In 1481, Louis XI began to abolish the bow and the lance in France, in so far as they applied to effective warfare. The first fire-arms had already appeared a century before, and though the coulevrines and canons à main were hardly efficient weapons, when compared with those of to-day, they were far more effective than the bow and arrow at a distance, or the javelin, the pike and the lance near at hand. Then developed the arquebuse , literally a hand-cannon, clumsy and none too sure of aim, but a fearful death-dealer if it happened to hit.

The feudal lords, the seigneurs and other nobles, had the right of levying taxes upon their followers. These taxes, or impôts , took varying forms; such as the obligation to grind their corn at the mills of the seigneur, paying a heavy proportion of the product therefor; to press their grapes at his wine-press, and bake their bread in his ovens. At Montauban, in the Garonne, one of these old seigneurial flour mills may still be seen. The seigneurs were not ostensibly “in trade,” but their control of the little affairs of the butcher, the baker, and the candlestick-maker virtually made them so.

More definite taxes – demanded in cash when the peasants could pay, otherwise in kind – were the seigneurial taxes on fires; on the right of trade (the sale of wine, bread or meat); the vingtaine , whereby the peasant gave up a twentieth of his produce to the seigneur; and such oddities as a tax on the first kiss of the newly married; bardage, a sort of turnpike road duty for the privilege of singing certain songs; and on all manner of foolish fancies.

After the taxation by the seigneurs there came that by the clerics, who claimed their “ecclesiastical tenth,” a tax which was levied in France just previous to the Revolution with more severity, even, than in Italy.

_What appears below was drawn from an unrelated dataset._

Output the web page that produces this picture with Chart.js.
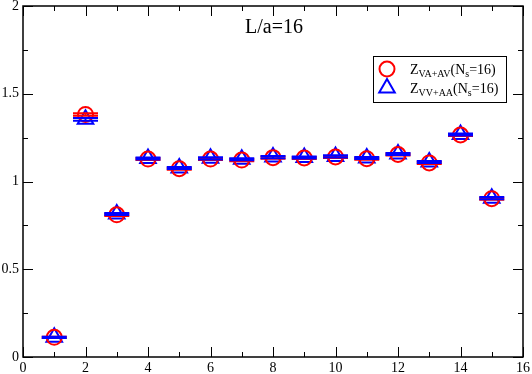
<!DOCTYPE html>
<html><head><meta charset="utf-8">
<script src="https://cdn.jsdelivr.net/npm/chart.js@4/dist/chart.umd.min.js"></script>
<style>html,body{margin:0;padding:0;background:#fff;}#wrap{width:532px;height:374px;}</style>
</head><body><div id="wrap"><canvas id="c" width="532" height="374"></canvas></div>
<script>
const xs = [1,2,3,4,5,6,7,8,9,10,11,12,13,14,15];
const vaav = [0.112,1.382,0.810,1.128,1.073,1.128,1.122,1.136,1.134,1.140,1.130,1.154,1.106,1.265,0.902];
const vaavErr = [0.004,0.007,0.006,0.006,0.006,0.006,0.006,0.006,0.006,0.006,0.006,0.006,0.006,0.006,0.006];
const vvaa = [0.112,1.354,0.815,1.131,1.077,1.132,1.127,1.139,1.137,1.143,1.134,1.157,1.111,1.268,0.905];
const vvaaErr = [0.004,0.008,0.006,0.006,0.006,0.006,0.006,0.006,0.006,0.006,0.006,0.006,0.006,0.006,0.006];
const xTicks = [0,2,4,6,8,10,12,14,16];
const xTickLabels = ['0','2','4','6','8','10','12','14','16'];
const yTicks = [0,0.5,1,1.5,2];
const yTickLabels = ['0','0.5','1','1.5','2'];
const titleText = 'L/a=16';
const legendLabels = [['Z','VA+AV','(N','s','=16)'],['Z','VV+AA','(N','s','=16)']];
const colors = ['#ff0000','#0000ff'];

const serif = '"Liberation Serif", "DejaVu Serif", serif';

const errPlugin = {
  id:'err',
  afterDatasetsDraw(chart){
    const ctx = chart.ctx, xS = chart.scales.x, yS = chart.scales.y;
    const sets = [[vaav,vaavErr,colors[0]],[vvaa,vvaaErr,colors[1]]];
    sets.forEach(([vals,errs,col])=>{
      ctx.save(); ctx.strokeStyle=col; ctx.lineWidth=2;
      vals.forEach((v,i)=>{
        const px = xS.getPixelForValue(xs[i]);
        const y1 = yS.getPixelForValue(v+errs[i]), y2 = yS.getPixelForValue(v-errs[i]);
        ctx.beginPath();
        ctx.moveTo(px,y1); ctx.lineTo(px,y2);
        ctx.moveTo(px-12.5,y1); ctx.lineTo(px+12.5,y1);
        ctx.moveTo(px-12.5,y2); ctx.lineTo(px+12.5,y2);
        ctx.stroke();
      });
      ctx.restore();
    });
  }
};

const framePlugin = {
  id:'frame',
  afterDraw(chart){
    const ctx = chart.ctx, a = chart.chartArea, xS = chart.scales.x, yS = chart.scales.y;
    ctx.save();
    ctx.strokeStyle='#000'; ctx.lineWidth=1.5;
    ctx.strokeRect(a.left,a.top,a.right-a.left,a.bottom-a.top);
    ctx.lineWidth=1;
    ctx.beginPath();
    for(let v=0; v<=16; v++){
      const px = Math.round(xS.getPixelForValue(v))+0.5;
      const len = (v%2===0)?10:5;
      ctx.moveTo(px,a.bottom); ctx.lineTo(px,a.bottom-len);
      ctx.moveTo(px,a.top); ctx.lineTo(px,a.top+len);
    }
    for(let k=0; k<=8; k++){
      const v = k*0.25;
      const py = Math.round(yS.getPixelForValue(v))+0.5;
      const len = (k%2===0)?10:5;
      ctx.moveTo(a.left,py); ctx.lineTo(a.left+len,py);
      ctx.moveTo(a.right,py); ctx.lineTo(a.right-len,py);
    }
    ctx.stroke();
    // tick labels
    ctx.fillStyle='#000';
    ctx.font='14px '+serif;
    ctx.textAlign='center'; ctx.textBaseline='alphabetic';
    xTicks.forEach((v,i)=>{ ctx.fillText(xTickLabels[i], xS.getPixelForValue(v), a.bottom+15); });
    ctx.textAlign='right'; ctx.textBaseline='middle';
    yTicks.forEach((v,i)=>{ ctx.fillText(yTickLabels[i], a.left-4, yS.getPixelForValue(v)); });
    // title
    ctx.font = '20px '+serif;
    ctx.textAlign='center'; ctx.textBaseline='alphabetic';
    ctx.fillText(titleText,(a.left+a.right)/2+1,33);
    // legend
    const bx=373, by=56, bw=133, bh=46;
    ctx.lineWidth=1;
    ctx.strokeRect(bx+0.5,by+0.5,bw,bh);
    legendLabels.forEach((parts,i)=>{
      const cy = by+13+i*19;
      const sx = 387;
      ctx.strokeStyle=colors[i]; ctx.lineWidth=2;
      ctx.beginPath();
      if(i===0){ ctx.arc(sx,cy,7.5,0,Math.PI*2); }
      else { const r=9; ctx.moveTo(sx,cy-r); ctx.lineTo(sx+r*0.866,cy+r*0.5); ctx.lineTo(sx-r*0.866,cy+r*0.5); ctx.closePath(); }
      ctx.stroke();
      let tx = 410; const base = cy+5;
      ctx.textAlign='left'; ctx.fillStyle='#000';
      parts.forEach((p,j)=>{
        const sub = (j%2===1);
        ctx.font = (sub?'10px ':'14px ')+serif;
        ctx.fillText(p,tx,base+(sub?3:0));
        tx += ctx.measureText(p).width;
      });
    });
    ctx.restore();
  }
};

new Chart(document.getElementById('c'),{
  type:'scatter',
  data:{datasets:[
    {label:'VA+AV', data:xs.map((x,i)=>({x:x,y:vaav[i]})), pointStyle:'circle', pointRadius:7.5, pointHoverRadius:7.5, borderColor:colors[0], backgroundColor:'rgba(0,0,0,0)', pointBorderWidth:2},
    {label:'VV+AA', data:xs.map((x,i)=>({x:x,y:vvaa[i]})), pointStyle:'triangle', pointRadius:9, pointHoverRadius:9, borderColor:colors[1], backgroundColor:'rgba(0,0,0,0)', pointBorderWidth:2}
  ]},
  options:{
    responsive:false, animation:false, devicePixelRatio:1,
    layout:{padding:{top:6,right:9,left:0,bottom:0},autoPadding:false},
    plugins:{legend:{display:false},tooltip:{enabled:false},title:{display:false}},
    scales:{
      x:{type:'linear',min:0,max:16,
        afterFit:s=>{s.height=17;},
        grid:{display:false},border:{display:false},
        ticks:{display:false}},
      y:{type:'linear',min:0,max:2,
        afterFit:s=>{s.width=23;},
        grid:{display:false},border:{display:false},
        ticks:{display:false}}
    }
  },
  plugins:[errPlugin,framePlugin]
});
</script></body></html>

Finally the people rose, and the French peasants delivered themselves all over the land to a riot of evil, as much an unlicensed tyranny as was the oppression of their feudal lords. One may thus realize the means which planted feudal France with great fortresses, châteaux and country houses, and the motives which caused their destruction to so large an extent.

It was the tyranny of the master and the cruelty of the servant that finally culminated in the Revolution. Not only the petty seigneurs had been the oppressors, but the Crown, represented by the figurehead of the Bourbon king in his capital, put the pressure on the peasant folk still harder by releasing it on the nobles. The tax on the people, that great, vague, non-moving mass of the population, has ever produced the greatest revenue in France, as, presumably, it has elsewhere. In the days before the Revolution it was le peuple who paid, and it was the people who paid the enormous Franco-German war indemnity in 1871.

The feudality in France, in its oppressive sense, died long years before the Revolution, but the aristocracy still lives in spite of the efforts of the Assembly to crush it – the Assembly and the mob who sang:

“Ah! ça ira, ça ira, ça ira,
Les aristocrates à la lanterne!
Ah! ça ira, ça ira, ça ira,
Les aristocrates on les pendra!”

And the French noblesse of to-day, the proud old French aristocracy, is not, on the whole, as bad as it has frequently been painted. They may, in the majority, be royalists, may be even Bonapartists, or Orléanists, instead of republicans, but surely there’s no harm in that in these days when certain political parties look upon socialists as anarchists and free-traders as communists.